From the first line of the listing below to the line with "d_box = (0.855, 4.658, 0.495, 4.78)", print each line exactly, and nothing more. Leave out the pictures.
+ + +
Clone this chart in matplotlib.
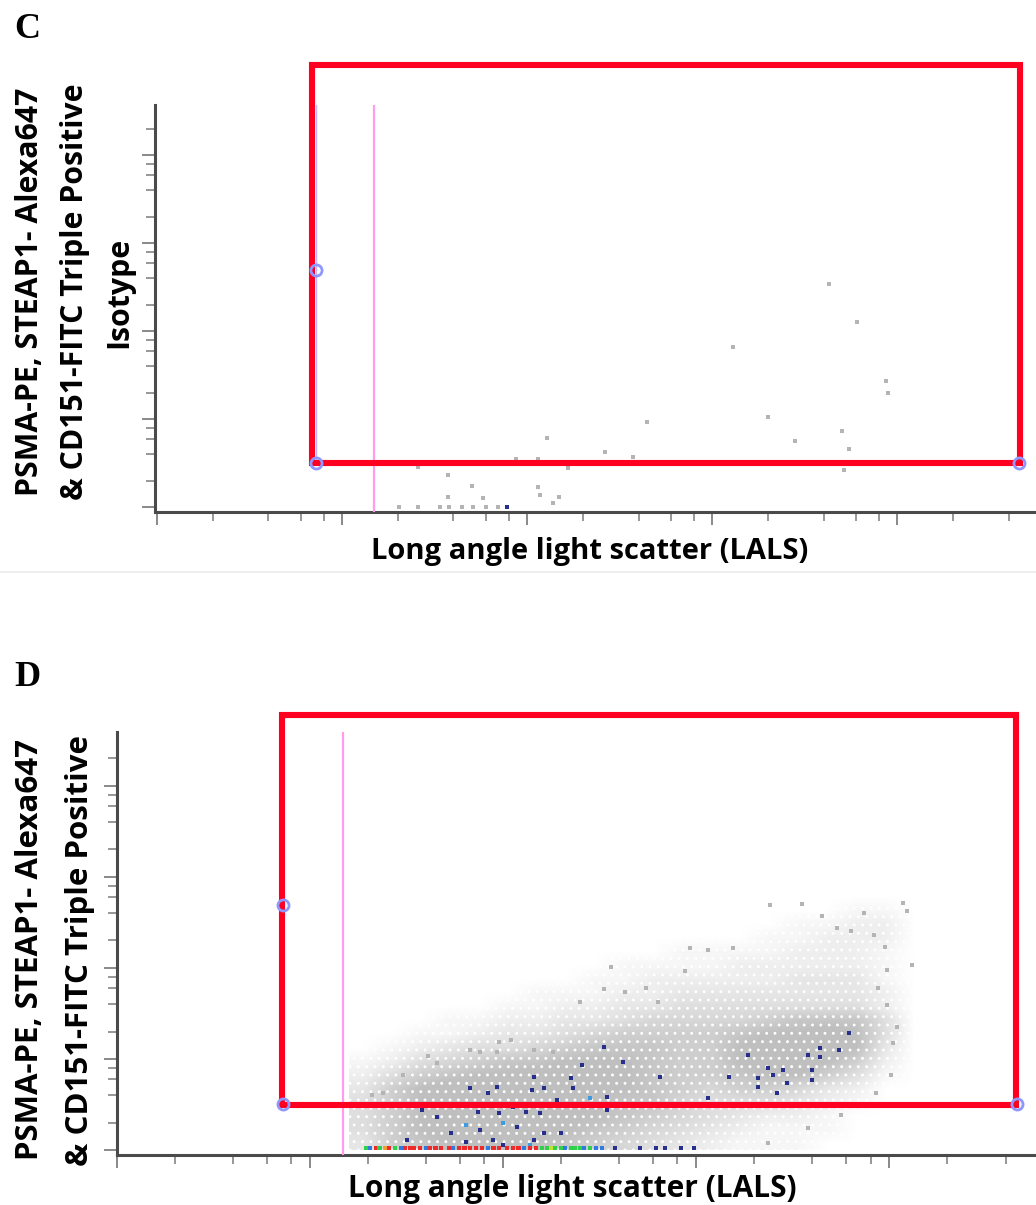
import numpy as np
import matplotlib.pyplot as plt
from matplotlib.colors import LinearSegmentedColormap
from matplotlib.patches import Rectangle
from matplotlib.lines import Line2D

W, H = 1036, 1205

# every position below is in log10 decades of the cytometer scale

# panel C - isotype, only a few events
c_x = [3.63, 3.78, 3.11, 3.94, 3.95, 2.65, 3.30, 3.70, 3.45, 3.74, 3.71, 2.11, 2.42,
       2.57, 1.94, 2.06, 2.22, 1.41, 1.57, 1.57, 1.70, 1.76, 2.06, 2.07, 2.17, 2.14,
       1.31, 1.41, 1.53, 1.58, 1.65, 1.71, 1.78, 1.84]
c_y = [2.53, 2.10, 1.82, 1.43, 1.30, 0.97, 1.02, 0.86, 0.75, 0.66, 0.42, 0.78, 0.63,
       0.57, 0.55, 0.55, 0.44, 0.45, 0.36, 0.11, 0.24, 0.10, 0.23, 0.14, 0.11, 0.05,
       0.0, 0.0, 0.0, 0.0, 0.0, 0.0, 0.0, 0.0]
c_blue = [(1.89, 0.0)]

# gate drawn by the software (same in both panels)
gate_left, gate_right, gate_bottom = 0.86, 4.66, 0.50
gate_handle_y = 2.69
marker_x = 1.17

# red boxes added on top of the plots: left, right, bottom, top
c_box = (0.838, 4.665, 0.50, 5.02)
d_box = (0.855, 4.658, 0.495, 4.78)

# panel D - event density (0-9) on a 0.15 decade grid, x 1.2-4.2, y 0-3.0, top row first
d_grid = [
    '00000000000000000000',
    '00000000000000000000',
    '00000000000000000110',
    '00000000000000011220',
    '00000000000000112220',
    '00000000000111122210',
    '00000000011112222210',
    '00000000112222233310',
    '00000011122333333320',
    '00000112233444444420',
    '00011223345555677740',
    '00112334566667889840',
    '01234456777668999830',
    '12456778887668998620',
    '24678899887667886410',
    '36899999887656653200',
    '46899999877544432100',
    '46899998876543221000',
    '46899988765432111000',
    '36789987654321110000',
]
grid_x = (1.2, 4.2)
grid_y = (0.0, 3.0)

# scattered single events outside the dense cloud
d_out_x = [3.55, 4.07, 4.09, 3.65, 3.87, 4.12, 2.97, 3.06, 3.19, 2.94, 2.74, 2.80, 4.01,
           3.93, 3.75, 3.58, 3.37, 3.73, 3.80, 3.92, 3.98, 3.99, 3.99, 4.04, 4.02, 3.94,
           2.56, 2.52, 2.63, 2.40, 1.61, 1.48, 1.32, 1.38, 1.66, 1.97, 2.04, 1.98, 1.83,
           1.88, 2.16, 2.26, 3.38]
d_out_y = [2.70, 2.71, 2.62, 2.57, 2.60, 2.03, 2.22, 2.20, 2.22, 1.97, 1.78, 1.63, 0.82,
           0.63, 0.38, 0.24, 0.08, 2.44, 2.40, 2.36, 2.23, 1.98, 1.59, 1.35, 1.18, 1.78,
           2.01, 1.77, 1.73, 1.62, 1.03, 0.82, 0.60, 0.63, 0.96, 1.08, 1.21, 1.19, 1.10,
           1.08, 1.10, 1.08, 2.69]

# dark blue events
d_blue_x = [1.83, 1.97, 2.16, 2.35, 2.36, 2.52, 2.62, 2.41, 2.54, 1.66, 1.88, 1.95, 2.00,
            1.98, 2.12, 2.19, 2.28, 1.58, 1.50, 1.73, 1.81, 2.07, 2.21, 2.54, 1.92, 2.30,
            2.05, 1.87, 2.16, 2.81, 3.06, 3.17, 3.27, 3.32, 3.37, 3.40, 3.42, 3.47, 3.45,
            3.58, 3.60, 3.64, 3.74, 3.79, 3.60, 3.32, 3.64, 2.15, 2.21]
d_blue_y = [0.68, 0.69, 0.80, 0.79, 0.68, 1.13, 0.97, 0.93, 0.58, 0.36, 0.22, 0.11, 0.05,
            0.41, 0.42, 0.41, 0.55, 0.44, 0.11, 0.19, 0.09, 0.25, 0.19, 0.44, 0.63, 0.19,
            0.47, 0.42, 0.11, 0.80, 0.57, 0.80, 1.04, 0.79, 0.90, 0.82, 0.63, 0.74, 0.88,
            1.04, 0.88, 1.12, 1.10, 1.29, 0.77, 0.69, 1.02, 0.66, 0.68]
d_light_x = [1.81, 2.00, 2.14, 2.45]
d_light_y = [0.27, 0.30, 0.05, 0.57]

# events piled on the bottom edge, coloured by density
strip_x = [1.29, 1.31, 1.34, 1.36, 1.39, 1.41, 1.44, 1.47, 1.49, 1.52, 1.54, 1.57, 1.60,
           1.62, 1.65, 1.68, 1.72, 1.74, 1.77, 1.80, 1.83, 1.86, 1.89, 1.92, 1.95, 1.98,
           2.02, 2.05, 2.08, 2.11, 2.14, 2.17, 2.20, 2.23, 2.25, 2.27, 2.30, 2.32, 2.35,
           2.37, 2.40, 2.42, 2.45, 2.48, 2.51, 2.58, 2.71, 2.79, 2.84, 2.92, 2.99]
strip_c = 'gbrgorgbrrrrbrrrrbrrrrrbrrrrrbrrggyggbgggbgbbnnnnnn'
strip_colors = {'g': '#2fd04a', 'b': '#2f7be0', 'r': '#ee2a2a', 'o': '#f0a030',
                'y': '#c8e030', 'n': '#27308f'}

GRAY = '#b4b4b4'
plt.rcParams['hatch.linewidth'] = 0.9


def setup_axes(rect, xlim, ylim):
    l, r, t, b = rect
    ax = fig.add_axes([l / W, 1 - b / H, (r - l) / W, (b - t) / H])
    ax.set_xlim(*xlim)
    ax.set_ylim(*ylim)
    for s in ['top', 'right']:
        ax.spines[s].set_visible(False)
    for s in ['left', 'bottom']:
        ax.spines[s].set_color('#4a4a4a')
        ax.spines[s].set_linewidth(2.2)
    subs = np.log10([2, 4, 6, 8])
    xmin = [d + s for d in range(0, 5) for s in subs if d + s < xlim[1]]
    ymin = [d + s for d in range(0, 5) for s in subs if d + s < ylim[1] + 0.01]
    ax.set_xticks(range(0, 5))
    ax.set_yticks(range(0, 5))
    ax.set_xticks(xmin, minor=True)
    ax.set_yticks(ymin, minor=True)
    ax.set_xticklabels([])
    ax.set_yticklabels([])
    ax.tick_params(which='major', direction='out', length=9.5, width=1.1, color='#6a6a6a')
    ax.tick_params(which='minor', direction='out', length=6.5, width=1.1, color='#7a7a7a')
    return ax


def draw_gates(ax, box, ylim):
    ax.axvline(marker_x, color='#ff9cf0', lw=1.6, zorder=3)
    ax.plot([gate_left, gate_left, gate_right, gate_right],
            [ylim[1], gate_bottom, gate_bottom, ylim[1]],
            color='#8a8aff', lw=1.0, alpha=0.6, zorder=4, clip_on=False)
    ax.plot([gate_left, gate_left, gate_right], [gate_handle_y, gate_bottom, gate_bottom],
            ls='none', marker='o', ms=8, mfc='none', mec='#8f97ff', mew=2.0,
            zorder=12, clip_on=False)
    l, r, b, t = box
    ax.add_patch(Rectangle((l, b), r - l, t - b, fill=False, ec='#ff0020', lw=4.4,
                           zorder=10, clip_on=False))


fig = plt.figure(figsize=(W / 100, H / 100), dpi=100)
fig.patch.set_facecolor('white')

# ---- panel C
ylim_c = (-0.057, 4.57)
axc = setup_axes((155, 1036, 105, 512), (-0.011, 4.75), ylim_c)
axc.scatter(c_x, c_y, s=7, marker='s', c=GRAY, lw=0, zorder=2, clip_on=False)
axc.scatter([p[0] for p in c_blue], [p[1] for p in c_blue], s=8, marker='s',
            c='#27308f', lw=0, zorder=2, clip_on=False)
draw_gates(axc, c_box, ylim_c)

# ---- panel D
ylim_d = (-0.055, 4.59)
axd = setup_axes((117, 1036, 732, 1155), (0.0, 4.76), ylim_d)
dens = np.array([[int(ch) for ch in row] for row in d_grid], dtype=float)
cloud = LinearSegmentedColormap.from_list(
    'cloud', [(0.75, 0.75, 0.75, 0.0), (0.75, 0.75, 0.75, 1.0)])
axd.imshow(dens, extent=[grid_x[0], grid_x[1], grid_y[0], grid_y[1]], origin='upper',
           cmap=cloud, vmin=0, vmax=8, interpolation='bilinear', aspect='auto', zorder=1)
# white speckle texture over the cloud
axd.add_patch(Rectangle((grid_x[0], grid_y[0]), grid_x[1] - grid_x[0], grid_y[1] - grid_y[0],
                        fill=False, hatch='..', ec='white', lw=0, zorder=1.5))
axd.scatter(d_out_x, d_out_y, s=7, marker='s', c=GRAY, lw=0, zorder=2)
axd.scatter(d_blue_x, d_blue_y, s=7, marker='s', c='#26308c', lw=0, zorder=2)
axd.scatter(d_light_x, d_light_y, s=7, marker='s', c='#3d9be0', lw=0, zorder=2)
axd.scatter(strip_x, [0.02] * len(strip_x), s=9, marker='s',
            c=[strip_colors[k] for k in strip_c], lw=0, zorder=2, clip_on=False)
draw_gates(axd, d_box, ylim_d)

# ---- text
lab = dict(family='Open Sans', weight='bold', color='black')
fig.text(590 / W, 1 - 552 / H, 'Long angle light scatter (LALS)', ha='center', va='center',
         fontsize=21, **lab)
fig.text(572 / W, 1 - 1189 / H, 'Long angle light scatter (LALS)', ha='center', va='center',
         fontsize=21.5, **lab)

ylab_c = ['PSMA-PE, STEAP1- Alexa647', '& CD151-FITC Triple Positive', 'Isotype']
for xp, txt in zip([30, 75, 119], ylab_c):
    fig.text(xp / W, 1 - 292 / H, txt, rotation=90, ha='center', va='center',
             fontsize=21.8, **lab)
ylab_d = ['PSMA-PE, STEAP1- Alexa647', '& CD151-FITC Triple Positive']
for xp, txt in zip([30, 80], ylab_d):
    fig.text(xp / W, 1 - 950 / H, txt, rotation=90, ha='center', va='center',
             fontsize=22.5, **lab)

fig.text(14 / W, 1 - 30 / H, 'C', family='Liberation Serif', weight='bold', fontsize=26,
         ha='left', va='center')
fig.text(14 / W, 1 - 677 / H, 'D', family='Liberation Serif', weight='bold', fontsize=26,
         ha='left', va='center')

fig.add_artist(Line2D([0, 1], [1 - 572 / H] * 2, color='#ebebeb', lw=1.2))

fig.savefig('out.png', dpi=100, facecolor='white')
+ + +
__RESPONSE TO THE TASK__.
Clone this chart in matplotlib.
import numpy as np
import matplotlib.pyplot as plt
from matplotlib.colors import LinearSegmentedColormap
from matplotlib.patches import Rectangle
from matplotlib.lines import Line2D

W, H = 1036, 1205

# every position below is in log10 decades of the cytometer scale

# panel C - isotype, only a few events
c_x = [3.63, 3.78, 3.11, 3.94, 3.95, 2.65, 3.30, 3.70, 3.45, 3.74, 3.71, 2.11, 2.42,
       2.57, 1.94, 2.06, 2.22, 1.41, 1.57, 1.57, 1.70, 1.76, 2.06, 2.07, 2.17, 2.14,
       1.31, 1.41, 1.53, 1.58, 1.65, 1.71, 1.78, 1.84]
c_y = [2.53, 2.10, 1.82, 1.43, 1.30, 0.97, 1.02, 0.86, 0.75, 0.66, 0.42, 0.78, 0.63,
       0.57, 0.55, 0.55, 0.44, 0.45, 0.36, 0.11, 0.24, 0.10, 0.23, 0.14, 0.11, 0.05,
       0.0, 0.0, 0.0, 0.0, 0.0, 0.0, 0.0, 0.0]
c_blue = [(1.89, 0.0)]

# gate drawn by the software (same in both panels)
gate_left, gate_right, gate_bottom = 0.86, 4.66, 0.50
gate_handle_y = 2.69
marker_x = 1.17

# red boxes added on top of the plots: left, right, bottom, top
c_box = (0.838, 4.665, 0.50, 5.02)
d_box = (0.855, 4.658, 0.495, 4.78)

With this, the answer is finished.